Taipei , venerdì, 20. dicembre, 2024 9:00 (ACI Stampa).
Nel 2015, per il sessantesimo anniversario della persecuzione della Chiesa Cattolica a Shanghai, il gesuita Matteo Chu Li-teh era andato, ottantacinquenne, fino in Vaticano per incontrare Papa Francesco. Il quale gli aveva detto di conoscere da tempo la sofferenza del suo fratello più vecchio, padre Chu-Shu-teh, anche lui arrestato durante la perfezione della Chiesa nel 1955, rilasciato e poi riarrestato nel 1981 e morto per la sua fede in prigione nel 1983, le cui reliquie Bergoglio avrebbe fatto arrivare a Buenos Aires, dove sono ancora custodite nella casa arcivescovile.

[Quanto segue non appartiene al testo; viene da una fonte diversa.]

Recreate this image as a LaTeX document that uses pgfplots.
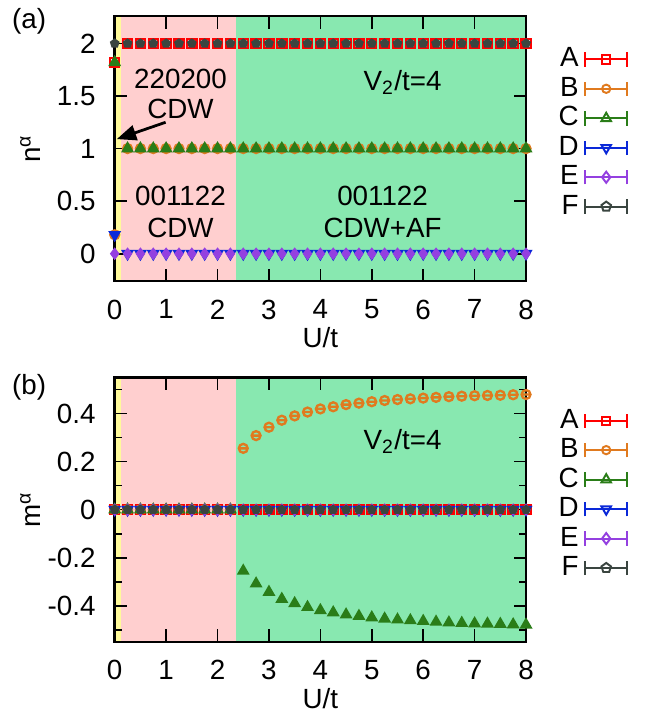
\documentclass[border=0pt]{standalone}
\usepackage{fontspec}
\setmainfont{Liberation Sans}
\usepackage{pgfplots}
\pgfplotsset{compat=1.18}
\usepackage{pgfplotstable}
\usetikzlibrary{arrows.meta}

\definecolor{cA}{HTML}{FF0000}
\definecolor{cB}{HTML}{E07A1F}
\definecolor{cC}{HTML}{2A7D18}
\definecolor{cD}{HTML}{0A28D8}
\definecolor{cE}{HTML}{9440E0}
\definecolor{cF}{HTML}{3A4540}
\definecolor{bgY}{HTML}{FFFA9A}
\definecolor{bgP}{HTML}{FFCFCF}
\definecolor{bgG}{HTML}{88E8B0}

\pgfdeclareplotmark{sqminus}{%
  \pgfpathrectangle{\pgfpoint{-\pgfplotmarksize}{-\pgfplotmarksize}}{\pgfpoint{2\pgfplotmarksize}{2\pgfplotmarksize}}%
  \pgfpathmoveto{\pgfpoint{-\pgfplotmarksize}{0pt}}\pgfpathlineto{\pgfpoint{\pgfplotmarksize}{0pt}}%
  \pgfusepathqstroke}
\pgfdeclareplotmark{ominus}{%
  \pgfpathcircle{\pgfpointorigin}{\pgfplotmarksize}%
  \pgfpathmoveto{\pgfpoint{-\pgfplotmarksize}{0pt}}\pgfpathlineto{\pgfpoint{\pgfplotmarksize}{0pt}}%
  \pgfusepathqstroke}

\pgfplotstableread{
U A B C D E F
0 1.82 0.18 1.82 0.18 0 2
0.25 2 1 1 0 0 2
0.5 2 1 1 0 0 2
0.75 2 1 1 0 0 2
1 2 1 1 0 0 2
1.25 2 1 1 0 0 2
1.5 2 1 1 0 0 2
1.75 2 1 1 0 0 2
2 2 1 1 0 0 2
2.25 2 1 1 0 0 2
2.5 2 1 1 0 0 2
2.75 2 1 1 0 0 2
3 2 1 1 0 0 2
3.25 2 1 1 0 0 2
3.5 2 1 1 0 0 2
3.75 2 1 1 0 0 2
4 2 1 1 0 0 2
4.25 2 1 1 0 0 2
4.5 2 1 1 0 0 2
4.75 2 1 1 0 0 2
5 2 1 1 0 0 2
5.25 2 1 1 0 0 2
5.5 2 1 1 0 0 2
5.75 2 1 1 0 0 2
6 2 1 1 0 0 2
6.25 2 1 1 0 0 2
6.5 2 1 1 0 0 2
6.75 2 1 1 0 0 2
7 2 1 1 0 0 2
7.25 2 1 1 0 0 2
7.5 2 1 1 0 0 2
7.75 2 1 1 0 0 2
8 2 1 1 0 0 2
}\tabn

\pgfplotstableread{
U A B C D E F
0 0 0 0 0 0 0
0.25 0 0 0 0 0 0
0.5 0 0 0 0 0 0
0.75 0 0 0 0 0 0
1 0 0 0 0 0 0
1.25 0 0 0 0 0 0
1.5 0 0 0 0 0 0
1.75 0 0 0 0 0 0
2 0 0 0 0 0 0
2.25 0 0 0 0 0 0
2.5 0 0.255 -0.255 0 0 0
2.75 0 0.308 -0.308 0 0 0
3 0 0.343 -0.343 0 0 0
3.25 0 0.372 -0.372 0 0 0
3.5 0 0.390 -0.390 0 0 0
3.75 0 0.406 -0.406 0 0 0
4 0 0.419 -0.419 0 0 0
4.25 0 0.428 -0.428 0 0 0
4.5 0 0.437 -0.437 0 0 0
4.75 0 0.443 -0.443 0 0 0
5 0 0.449 -0.449 0 0 0
5.25 0 0.454 -0.454 0 0 0
5.5 0 0.458 -0.458 0 0 0
5.75 0 0.461 -0.461 0 0 0
6 0 0.464 -0.464 0 0 0
6.25 0 0.467 -0.467 0 0 0
6.5 0 0.470 -0.470 0 0 0
6.75 0 0.472 -0.472 0 0 0
7 0 0.474 -0.474 0 0 0
7.25 0 0.475 -0.475 0 0 0
7.5 0 0.476 -0.476 0 0 0
7.75 0 0.478 -0.478 0 0 0
8 0 0.479 -0.479 0 0 0
}\tabm

\pgfplotsset{
  panel/.style={
    width=148.1pt, height=95.4pt, scale only axis,
    xmin=0, xmax=8, xtick={0,1,...,8},
    tick align=inside, major tick length=4.5pt, minor tick length=2.6pt,
    axis on top,
    axis line style={line width=0.9pt, black},
    every tick/.style={line width=0.6pt, black},
    /pgf/number format/assume math mode=true,
    xticklabel style={yshift=-3.2pt},
    yticklabel style={xshift=-3.4pt},
    xlabel={U/t},
    xlabel style={at={(axis description cs:0.5,-0.215)}, anchor=center},
    ylabel style={at={(axis description cs:-0.205,0.5)}, anchor=center, rotate=0},
    legend style={draw=none, fill=none, at={(axis description cs:1,1)}, anchor=north west,
      xshift=9.5pt, yshift=-9.2pt, row sep=-1.8pt, inner sep=0pt,
      nodes={inner sep=2pt}},
    legend plot pos=right,
    legend cell align=right,
    legend image code/.code={%
      \draw[##1, mark=none] (0pt,0pt) -- (15.2pt,0pt);
      \draw[##1, mark=none] (0pt,-2.6pt) -- (0pt,2.6pt);
      \draw[##1, mark=none] (15.2pt,-2.6pt) -- (15.2pt,2.6pt);
      \draw[##1] plot coordinates {(7.6pt,0pt)};
    },
  },
  sA/.style={cA, only marks, mark=sqminus, mark size=1.65pt, line width=0.8pt, forget plot},
  sB/.style={cB, only marks, mark=ominus, mark size=1.6pt, line width=0.85pt, forget plot},
  sC/.style={cC, only marks, mark=triangle*, mark size=2.2pt, line width=0.5pt, fill=cC, forget plot},
  sD/.style={cD, only marks, mark=triangle*, mark options={rotate=180}, mark size=2.2pt, line width=0.5pt, fill=cD, forget plot},
  sE/.style={cE, only marks, mark=diamond*, mark size=1.9pt, line width=0.5pt, fill=cE, forget plot},
  sF/.style={cF, only marks, mark=pentagon*, mark size=1.55pt, line width=0.5pt, fill=cF, forget plot},
  legs/.code={%
    \addlegendimage{cA, line width=0.7pt, mark=square, mark size=1.5pt}
    \addlegendentry{A}
    \addlegendimage{cB, line width=0.7pt, mark=o, mark size=1.5pt}
    \addlegendentry{B}
    \addlegendimage{cC, line width=0.7pt, mark=triangle, mark size=2pt}
    \addlegendentry{C}
    \addlegendimage{cD, line width=0.7pt, mark=triangle, mark options={rotate=180}, mark size=2pt}
    \addlegendentry{D}
    \addlegendimage{cE, line width=0.7pt, mark=diamond, mark size=2pt}
    \addlegendentry{E}
    \addlegendimage{cF, line width=0.7pt, mark=pentagon, mark size=1.8pt}
    \addlegendentry{F}
  },
}

\begin{document}
\begin{tikzpicture}
\path[use as bounding box] (-41.3pt,-154.8pt) rectangle (190.6pt,101.2pt);

\begin{axis}[panel, name=pa, at={(0pt,0pt)}, anchor=south west,
  ymin=-0.26, ymax=2.26, ytick={0,0.5,1,1.5,2},
  yticklabels={0,0.5,1,1.5,2},
  ylabel={n\textsuperscript{α}}]
\addplot[fill=bgY, draw=none, forget plot] coordinates {(0,-1) (0.12,-1) (0.12,3) (0,3)} -- cycle;
\addplot[fill=bgP, draw=none, forget plot] coordinates {(0.12,-1) (2.36,-1) (2.36,3) (0.12,3)} -- cycle;
\addplot[fill=bgG, draw=none, forget plot] coordinates {(2.36,-1) (8,-1) (8,3) (2.36,3)} -- cycle;
\pgfplotsset{legs}
\addplot[sA] table[x=U, y=A] {\tabn};
\addplot[sB] table[x=U, y=B] {\tabn};
\addplot[sC] table[x=U, y=C] {\tabn};
\addplot[sD] table[x=U, y=D] {\tabn};
\addplot[sE] table[x=U, y=E] {\tabn};
\addplot[sF] table[x=U, y=F] {\tabn};
\addplot[black, line width=1pt, -{Triangle[length=7pt, width=5.5pt]}, forget plot] coordinates {(0.99,1.25) (0.04,1.09)};
\node[anchor=base] at (axis cs:1.28,1.574) {220200};
\node[anchor=base] at (axis cs:1.28,1.287) {CDW};
\node[anchor=base] at (axis cs:1.28,0.460) {001122};
\node[anchor=base] at (axis cs:1.28,0.153) {CDW};
\node[anchor=base] at (axis cs:5.21,0.460) {001122};
\node[anchor=base] at (axis cs:5.21,0.153) {CDW+AF};
\node[anchor=base] at (axis cs:5.60,1.555) {V\textsubscript{2}/t=4};
\end{axis}

\begin{axis}[panel, name=pb, at={(0pt,-34.7pt)}, anchor=north west, height=95.2pt,
  ymin=-0.55, ymax=0.55, ytick={-0.4,-0.2,0,0.2,0.4},
  yticklabels={-0.4,-0.2,0,0.2,0.4},
  minor ytick={-0.5,-0.3,-0.1,0.1,0.3,0.5},
  ylabel={m\textsuperscript{α}}]
\addplot[fill=bgY, draw=none, forget plot] coordinates {(0,-1) (0.12,-1) (0.12,1) (0,1)} -- cycle;
\addplot[fill=bgP, draw=none, forget plot] coordinates {(0.12,-1) (2.36,-1) (2.36,1) (0.12,1)} -- cycle;
\addplot[fill=bgG, draw=none, forget plot] coordinates {(2.36,-1) (8,-1) (8,1) (2.36,1)} -- cycle;
\pgfplotsset{legs}
\addplot[sA] table[x=U, y=A] {\tabm};
\addplot[sB] table[x=U, y=B] {\tabm};
\addplot[sC] table[x=U, y=C] {\tabm};
\addplot[sD] table[x=U, y=D] {\tabm};
\addplot[sE] table[x=U, y=E] {\tabm};
\addplot[sF] table[x=U, y=F] {\tabm};
\node[anchor=base] at (axis cs:5.60,0.25) {V\textsubscript{2}/t=4};
\end{axis}

\node at ([xshift=-30.8pt, yshift=-1.8pt]pa.north west) {(a)};
\node at ([xshift=-30.8pt, yshift=-3.5pt]pb.north west) {(b)};
\end{tikzpicture}
\end{document}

La sorte di Chu Li-teh è stata diversa. È uscito, è riuscito a coronare il sogno di diventare sacerdote, e ha vissuto più di 30 anni come sacerdote. La sua morte, avvenuta a Taiwan e resa nota da Asia News, chiude un pezzo di storia della Chiesa perseguitata cinese.
Matteo Chu Li-teh era sesto di otto bambini, e aveva frequentato le scuole dei gesuiti. Era ancora un seminarista quando fu arrestato a Shanghai, nell’ambito di una grande retata. Era il 1955, e i comunisti misero in carcere in quel giorno oltre mille cattolici, tra cui il vescovo di Shanghai Ignazio Gong Pigmei. Dopo 27 anni tra carceri e lavori forzati, il 9 gennaio 1994, a ormai 61 anni, poté essere ordinato sacerdote a Taipei, dopo che era stato rilasciato.
Non che la sua vita fosse stata semplice, comunque. Nel 2005, gli era sto impedito di lasciare la Cina quando stava per imbarcarsi su un aereo per unirsi ai suoi fratelli in una concelebrazione.
Tuttavia, nel 2019, per il venticinquesimo dell’ordinazione sacerdotale, ebbe invece la possibilità di una celebrazione, con i suoi amici, tra cui anche il Cardinale Joseph Zen, l’arcivescovo emerito di Taipei Ti-Kang.